>> BEGIN
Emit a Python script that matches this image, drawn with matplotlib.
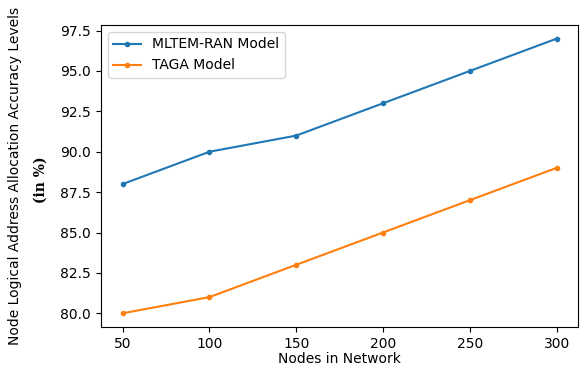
import matplotlib
matplotlib.use('Agg')
import matplotlib.pyplot as plt

nodes = [50, 100, 150, 200, 250, 300]
mltem_ran = [88, 90, 91, 93, 95, 97]
taga = [80, 81, 83, 85, 87, 89]

fig, ax = plt.subplots(figsize=(5.8, 3.67), dpi=100)
fig.subplots_adjust(left=0.174, right=0.997, top=0.932, bottom=0.109)

ax.plot(nodes, mltem_ran, marker='.', label='MLTEM-RAN Model')
ax.plot(nodes, taga, marker='.', label='TAGA Model')

ax.set_xlabel('Nodes in Network', labelpad=1)
# y label in two parts: plain first line, bold serif "(in %)" beneath it
fig.text(15 / 580, 0.52, 'Node Logical Address Allocation Accuracy Levels',
         rotation=90, ha='center', va='center', fontsize=10)
fig.text(41 / 580, 1 - 180 / 367, '(in %)', rotation=90, ha='center', va='center',
         fontsize=10, family='DejaVu Serif', fontweight='bold')
ax.legend(loc='upper left')

fig.savefig('out.png')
>> END
Exactly restate the lines from the beginning of the data through the line with "taga = [80, 81, 83, 85, 87, 89]", and no others, keeping pictures out.

Answer in full:
Emit a Python script that matches this image, drawn with matplotlib.
import matplotlib
matplotlib.use('Agg')
import matplotlib.pyplot as plt

nodes = [50, 100, 150, 200, 250, 300]
mltem_ran = [88, 90, 91, 93, 95, 97]
taga = [80, 81, 83, 85, 87, 89]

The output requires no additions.